Of course, prostitution existed in the USSR - it was just underground. In fact, the situation with it was something similar to the situation in other countries - men met the same needs as in the countries of the "Capitalist West". In Soviet Union it was just more complicated, expensive and unsafe ways.
Back in 1956, the Soviet Criminal Investigation Department had a very curious document, which was compiled by the operational workers of the 9th department, and which contained information about 600 prostitutes working in Leningrad (Current Saint Petersburg). It turned out that prostitutes find clients at railway stations, in city squares, and in expensive restaurants and cafes.

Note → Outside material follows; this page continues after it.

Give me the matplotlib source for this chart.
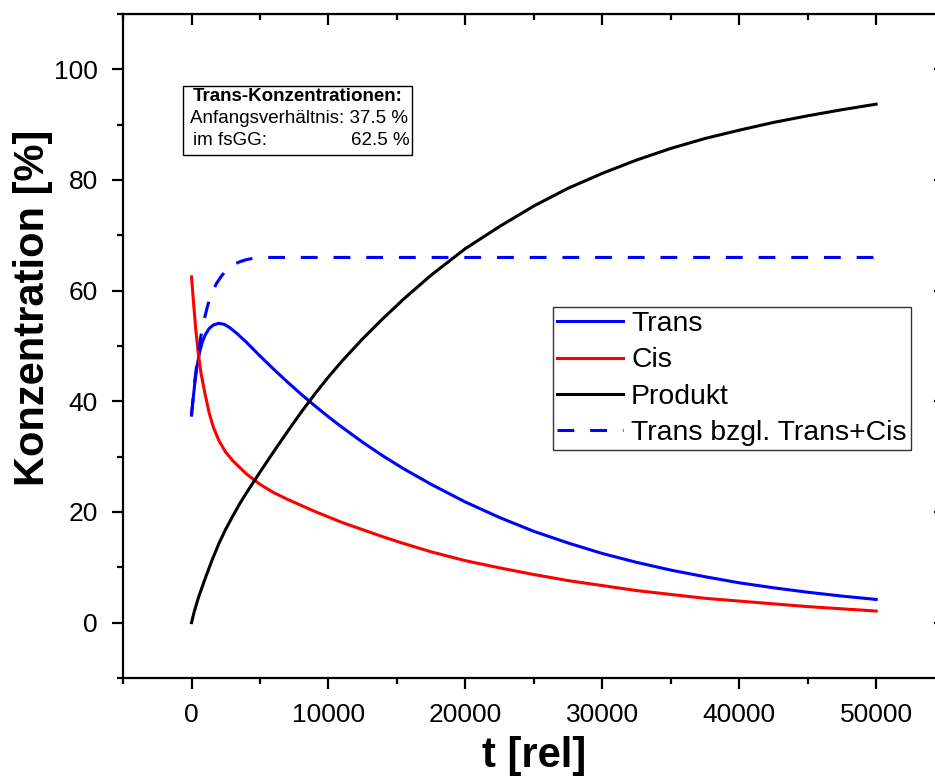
import matplotlib
matplotlib.use("Agg")
import matplotlib.pyplot as plt
from matplotlib.patches import Rectangle
from matplotlib.ticker import MultipleLocator

plt.rcParams['font.family'] = ['Liberation Sans', 'DejaVu Sans']

# values
t_trans = [0, 100, 250, 400, 600, 800, 1000, 1300, 1600, 2000, 2400, 2800, 3300,
           4000, 5000, 6000, 7000, 8000, 9000, 10000, 11000, 12500, 14000, 15500,
           17500, 20000, 22500, 25000, 27500, 30000, 32500, 35000, 37500, 40000,
           42500, 45000, 47500, 50000]
trans = [37.5, 40.0, 43.5, 46.3, 49.0, 50.8, 52.0, 53.2, 53.8, 54.1, 53.9, 53.3, 52.3,
         50.7, 48.2, 45.8, 43.5, 41.3, 39.2, 37.2, 35.3, 32.6, 30.1, 27.8,
         25.0, 21.8, 19.0, 16.5, 14.4, 12.5, 10.9, 9.5, 8.3, 7.2,
         6.3, 5.5, 4.8, 4.2]

t_cis = [0, 150, 300, 500, 700, 1000, 1300, 1600, 2000, 2500, 3000, 3500, 4000,
         5000, 6000, 7000, 8000, 9000, 10000, 11000, 12500, 14000, 15500, 17500,
         20000, 22500, 25000, 27500, 30000, 32500, 35000, 37500, 40000, 42500,
         45000, 47500, 50000]
cis = [62.5, 57.8, 53.3, 48.5, 45.0, 41.2, 37.8, 35.3, 32.9, 30.8, 29.3, 28.1, 26.9,
       25.0, 23.5, 22.3, 21.2, 20.1, 19.1, 18.1, 16.8, 15.5, 14.3, 12.8,
       11.2, 9.9, 8.7, 7.6, 6.7, 5.8, 5.1, 4.4, 3.9, 3.4,
       2.9, 2.5, 2.1]

t_prod = [0, 200, 500, 1000, 1500, 2000, 2500, 3000, 3500, 4000, 4600, 5000, 6000,
          7000, 8000, 9000, 10000, 11000, 12500, 14000, 15500, 17500, 20000, 22500,
          25000, 27500, 30000, 32500, 35000, 37500, 40000, 42500, 45000, 47500, 50000]
produkt = [0, 2.0, 4.5, 8.0, 11.3, 14.3, 16.9, 19.2, 21.4, 23.4, 25.7, 27.2, 30.9,
           34.5, 38.0, 41.3, 44.4, 47.3, 51.3, 55.0, 58.5, 62.8, 67.6, 71.6,
           75.3, 78.5, 81.2, 83.6, 85.7, 87.5, 89.0, 90.4, 91.6, 92.7, 93.7]

t_ratio = [0, 150, 300, 500, 700, 900, 1200, 1500, 1800, 2200, 2600, 3000, 3500,
           4000, 4500, 5000, 10000, 20000, 30000, 40000, 50000]
ratio = [37.5, 41.5, 45.0, 49.0, 52.0, 54.5, 57.5, 59.6, 61.2, 62.7, 63.8, 64.6, 65.2,
         65.6, 65.85, 66.0, 66.0, 66.0, 66.0, 66.0, 66.0]

fig = plt.figure(figsize=(9.35, 7.81), dpi=100)
ax = fig.add_axes([0.1316, 0.1319, 0.8787, 0.8502])

ax.plot(t_trans, trans, color='#0000ff', lw=2.2, label='Trans')
ax.plot(t_cis, cis, color='#ff0000', lw=2.2, label='Cis')
ax.plot(t_prod, produkt, color='black', lw=2.2, label='Produkt')
ax.plot(t_ratio, ratio, color='#0000ff', lw=2.2, dashes=(5.5, 5.2),
        label='Trans bzgl. Trans+Cis')

ax.set_xlim(-5000, 55000)
ax.set_ylim(-10, 110)
ax.xaxis.set_major_locator(MultipleLocator(10000))
ax.xaxis.set_minor_locator(MultipleLocator(5000))
ax.yaxis.set_major_locator(MultipleLocator(20))
ax.yaxis.set_minor_locator(MultipleLocator(10))

for s in ax.spines.values():
    s.set_linewidth(1.6)
ax.tick_params(which='major', direction='out', length=8, width=1.6, labelsize=19)
ax.tick_params(axis='x', which='major', pad=10)
ax.tick_params(axis='y', which='major', pad=10)
ax.tick_params(which='minor', direction='out', length=4, width=1.6)

# mirrored ticks on top and right, pointing inward
top = ax.secondary_xaxis('top')
top.xaxis.set_major_locator(MultipleLocator(10000))
top.xaxis.set_minor_locator(MultipleLocator(5000))
top.tick_params(which='major', direction='in', length=8, width=1.6, labeltop=False)
top.tick_params(which='minor', direction='in', length=4, width=1.6)
right = ax.secondary_yaxis('right')
right.yaxis.set_major_locator(MultipleLocator(20))
right.yaxis.set_minor_locator(MultipleLocator(10))
right.tick_params(which='major', direction='in', length=8, width=1.6, labelright=False)
right.tick_params(which='minor', direction='in', length=4, width=1.6)

ax.set_xlabel('t [rel]', fontsize=30, fontweight='bold', va='top')
ax.set_ylabel('Konzentration [%]', fontsize=30, fontweight='bold')
ax.xaxis.set_label_coords(0.5, -0.087)
ax.yaxis.set_label_coords(-0.085, 0.557)

leg = ax.legend(loc='upper left', bbox_to_anchor=(0.5235, 0.5587), borderaxespad=0,
                fontsize=20.4, frameon=True, fancybox=False, handlelength=2.3,
                handletextpad=0.3, labelspacing=0.36, borderpad=0.15)
leg.get_frame().set_edgecolor('black')
leg.get_frame().set_linewidth(1.0)

# info box
ax.add_patch(Rectangle((0.073, 0.7877), 0.279, 0.1039, transform=ax.transAxes,
                       facecolor='white', edgecolor='black', lw=1.0, zorder=5))
ax.text(0.212, 0.875, 'Trans-Konzentrationen:', transform=ax.transAxes,
        ha='center', va='center', fontsize=13.5, fontweight='bold', zorder=6)
ax.text(0.0815, 0.843, 'Anfangsverhältnis: 37.5 %', transform=ax.transAxes,
        ha='left', va='center', fontsize=13.5, zorder=6)
ax.text(0.0855, 0.810, 'im fsGG:', transform=ax.transAxes,
        ha='left', va='center', fontsize=13.5, zorder=6)
ax.text(0.349, 0.810, '62.5 %', transform=ax.transAxes,
        ha='right', va='center', fontsize=13.5, zorder=6)

fig.savefig('out.png', dpi=100)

According to a study of Leningrad operatives, the very process of working prostitutes practically did not differ from the same in other countries - girls invited clients to their homes or a special brothel, most often located in the apartment of an old grandmother, who also had income from this. It was also possible to have sex in a taxi car (the driver was aware was leaving the car during the process) or even just in a quiet entrance, on the stairs or in a deaf yard (which in Leningrad was a lot).
The cost of prostitutes' services in the fifties was from 25 to 100 rubles, which in terms of post-reform money (after 1961) was from 2.5 to 10 rubles. A bottle of vodka in the USSR (before the war in Afghanistan) cost 2.87, a good lunch in a cafeteria would cost about 1 ruble, so count for yourself whether this service was cheap or expensive).
The most interesting thing in all of this is that prostitution in the Soviet law did not exist. There was no special article for prostitution. Instead, prostitutes were arrested in for all kinds of "collateral violations" such as drunkenness, noisy behavior, petty hooliganism, and others. In general, the situation here was not very different from other spheres of life in the USSR.
The raids on prostitutes were carried out not only by the police, but also by all kinds of "volunteer vigilantes," Komsomol detachments and "police assistance brigades". Often funny scenes of prostitutes getting into the police can be found in Soviet cinema of perestroika time.
An interesting stage in the life of Soviet prostitutes began around the early 1970s. According to criminologists, around these years there was a class of so-called "elite prostitutes" who worked with foreigners and got paid with Dollars. This business involved a whole infrastructure, including hotel management, which provided meeting places, restaurant managers (under whose protection were given reservations for tables), etc. Of course, all those involved received part of the prostitute's income.
Around the same years, the KGB realized that it would be a good idea to take advantage of this situation, after which many "elite prostitutes" serving foreigners started working for the KGB. The tasks were very different - they could order, for example, to get some information from a client, to follow someone, to make photocopies of certain persons or documents, and so on. Or they could just collect dirt on this or that person.
The link "prostitute - KGB" worked particularly hard during the few international events held in the USSR, such as the 1980 Olympics. During the Olympics, recruited prostitutes worked in Moscow hotels "Rossiya", "Metropol", "Intourist", "Belgrade", and also in the Kiev hotel "Rus".
A little bit about the hierarchy in this business. It appeared exactly in the Soviet years and does not differ much from the one that exists now. The upper echelon is, as it has already been said, "Elite Dollars prostitutes" who work at expensive hotels. The lower rank is ordinary ruble prostitutes, most often finding clients in restaurants and cafes and bringing them to their homes or brothels. In contrast to the "Elite prostitutes" these women often had additional income from prostitution.
The "lowest caste" was considered to be ordinary street, station or road prostitutes. They had the highest level of sexually transmitted diseases.
In the late eighties, with the beginning of perestroika, prostitutes became more courageous and open. Around this time, with the beginning of Glasnost (openness and transparency policy popularized by Mikhail Gorbachev), many magazines began to publish a lot of material about what used to be prohibited, including many funny materials about prostitutes.